• **Data section**
-- Start --

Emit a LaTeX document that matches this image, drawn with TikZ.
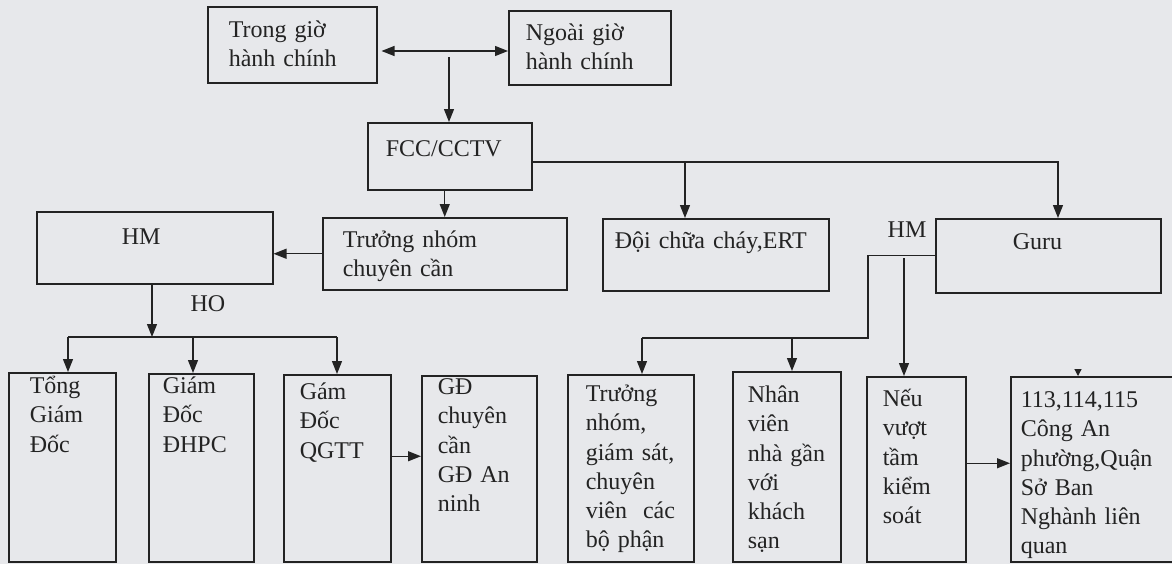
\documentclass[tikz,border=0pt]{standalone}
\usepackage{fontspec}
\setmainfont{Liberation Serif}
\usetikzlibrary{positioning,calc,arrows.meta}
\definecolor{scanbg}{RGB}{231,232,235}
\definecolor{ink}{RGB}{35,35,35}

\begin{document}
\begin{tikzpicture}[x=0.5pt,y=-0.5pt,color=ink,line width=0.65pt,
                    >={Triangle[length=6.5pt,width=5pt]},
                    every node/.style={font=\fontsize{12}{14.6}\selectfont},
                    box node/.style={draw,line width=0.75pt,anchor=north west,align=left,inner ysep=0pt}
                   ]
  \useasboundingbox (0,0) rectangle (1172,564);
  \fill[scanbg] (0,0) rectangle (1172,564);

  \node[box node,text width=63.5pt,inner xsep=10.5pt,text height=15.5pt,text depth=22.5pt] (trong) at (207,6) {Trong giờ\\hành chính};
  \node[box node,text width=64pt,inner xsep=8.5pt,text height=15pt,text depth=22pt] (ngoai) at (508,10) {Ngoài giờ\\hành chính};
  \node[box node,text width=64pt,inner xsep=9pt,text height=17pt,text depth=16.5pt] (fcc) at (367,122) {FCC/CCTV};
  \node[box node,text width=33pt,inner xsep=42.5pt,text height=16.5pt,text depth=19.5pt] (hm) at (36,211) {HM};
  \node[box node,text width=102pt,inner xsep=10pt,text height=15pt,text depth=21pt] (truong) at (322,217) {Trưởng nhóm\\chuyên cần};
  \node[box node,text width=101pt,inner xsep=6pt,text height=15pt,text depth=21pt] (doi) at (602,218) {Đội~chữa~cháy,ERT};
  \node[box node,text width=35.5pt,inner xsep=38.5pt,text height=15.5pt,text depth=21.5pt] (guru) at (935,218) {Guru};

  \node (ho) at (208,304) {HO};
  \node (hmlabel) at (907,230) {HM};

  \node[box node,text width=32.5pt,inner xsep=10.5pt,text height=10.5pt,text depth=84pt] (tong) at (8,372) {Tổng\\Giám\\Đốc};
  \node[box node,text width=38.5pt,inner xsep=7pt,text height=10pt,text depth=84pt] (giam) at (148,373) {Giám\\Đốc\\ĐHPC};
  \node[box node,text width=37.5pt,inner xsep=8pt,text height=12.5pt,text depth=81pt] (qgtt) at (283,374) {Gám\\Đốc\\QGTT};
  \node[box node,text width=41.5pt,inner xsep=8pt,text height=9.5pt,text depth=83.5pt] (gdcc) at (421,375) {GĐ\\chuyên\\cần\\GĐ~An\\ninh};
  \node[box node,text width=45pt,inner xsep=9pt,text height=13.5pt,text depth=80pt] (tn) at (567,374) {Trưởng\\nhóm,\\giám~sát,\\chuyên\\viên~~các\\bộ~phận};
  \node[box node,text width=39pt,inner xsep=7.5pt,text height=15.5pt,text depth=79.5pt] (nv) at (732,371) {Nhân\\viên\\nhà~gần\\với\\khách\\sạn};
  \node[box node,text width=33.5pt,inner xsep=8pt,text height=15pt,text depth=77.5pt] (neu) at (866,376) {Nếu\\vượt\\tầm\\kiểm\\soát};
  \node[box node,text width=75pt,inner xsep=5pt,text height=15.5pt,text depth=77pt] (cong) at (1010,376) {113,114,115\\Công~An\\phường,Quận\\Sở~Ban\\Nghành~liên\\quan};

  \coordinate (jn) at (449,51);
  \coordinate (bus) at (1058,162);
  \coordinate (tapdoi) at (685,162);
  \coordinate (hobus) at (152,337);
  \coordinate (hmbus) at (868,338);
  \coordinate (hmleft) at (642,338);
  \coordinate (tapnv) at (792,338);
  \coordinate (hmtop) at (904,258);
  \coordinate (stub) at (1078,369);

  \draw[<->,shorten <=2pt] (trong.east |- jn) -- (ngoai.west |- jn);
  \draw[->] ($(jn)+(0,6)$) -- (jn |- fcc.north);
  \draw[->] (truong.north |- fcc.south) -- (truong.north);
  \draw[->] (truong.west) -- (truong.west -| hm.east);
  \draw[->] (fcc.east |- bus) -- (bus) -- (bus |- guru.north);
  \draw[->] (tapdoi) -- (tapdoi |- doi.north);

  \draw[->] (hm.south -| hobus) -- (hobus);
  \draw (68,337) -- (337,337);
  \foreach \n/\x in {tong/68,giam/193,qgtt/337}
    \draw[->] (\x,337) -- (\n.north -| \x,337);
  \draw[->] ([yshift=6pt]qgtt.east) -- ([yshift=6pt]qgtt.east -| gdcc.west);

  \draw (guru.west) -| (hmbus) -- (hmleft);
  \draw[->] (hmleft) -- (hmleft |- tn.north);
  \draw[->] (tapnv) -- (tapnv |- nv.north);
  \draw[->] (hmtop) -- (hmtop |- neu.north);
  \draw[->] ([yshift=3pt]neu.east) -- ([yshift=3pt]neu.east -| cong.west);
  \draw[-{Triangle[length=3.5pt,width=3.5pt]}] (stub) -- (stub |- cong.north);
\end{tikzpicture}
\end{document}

-- End --
-- Start --

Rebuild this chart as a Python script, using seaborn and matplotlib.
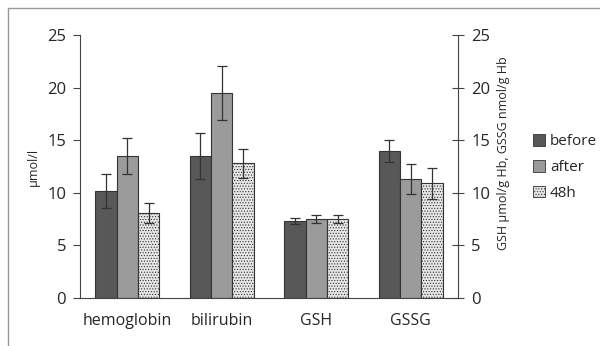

-- End --

• **Goal**
Print exactly the lines from the line containing "Emit a LaTeX" through the line containing "(hmlabel) at (907,230)", and omit any picture found among them.

• **Complete answer**
Emit a LaTeX document that matches this image, drawn with TikZ.
\documentclass[tikz,border=0pt]{standalone}
\usepackage{fontspec}
\setmainfont{Liberation Serif}
\usetikzlibrary{positioning,calc,arrows.meta}
\definecolor{scanbg}{RGB}{231,232,235}
\definecolor{ink}{RGB}{35,35,35}

\begin{document}
\begin{tikzpicture}[x=0.5pt,y=-0.5pt,color=ink,line width=0.65pt,
                    >={Triangle[length=6.5pt,width=5pt]},
                    every node/.style={font=\fontsize{12}{14.6}\selectfont},
                    box node/.style={draw,line width=0.75pt,anchor=north west,align=left,inner ysep=0pt}
                   ]
  \useasboundingbox (0,0) rectangle (1172,564);
  \fill[scanbg] (0,0) rectangle (1172,564);

  \node[box node,text width=63.5pt,inner xsep=10.5pt,text height=15.5pt,text depth=22.5pt] (trong) at (207,6) {Trong giờ\\hành chính};
  \node[box node,text width=64pt,inner xsep=8.5pt,text height=15pt,text depth=22pt] (ngoai) at (508,10) {Ngoài giờ\\hành chính};
  \node[box node,text width=64pt,inner xsep=9pt,text height=17pt,text depth=16.5pt] (fcc) at (367,122) {FCC/CCTV};
  \node[box node,text width=33pt,inner xsep=42.5pt,text height=16.5pt,text depth=19.5pt] (hm) at (36,211) {HM};
  \node[box node,text width=102pt,inner xsep=10pt,text height=15pt,text depth=21pt] (truong) at (322,217) {Trưởng nhóm\\chuyên cần};
  \node[box node,text width=101pt,inner xsep=6pt,text height=15pt,text depth=21pt] (doi) at (602,218) {Đội~chữa~cháy,ERT};
  \node[box node,text width=35.5pt,inner xsep=38.5pt,text height=15.5pt,text depth=21.5pt] (guru) at (935,218) {Guru};

  \node (ho) at (208,304) {HO};
  \node (hmlabel) at (907,230) {HM};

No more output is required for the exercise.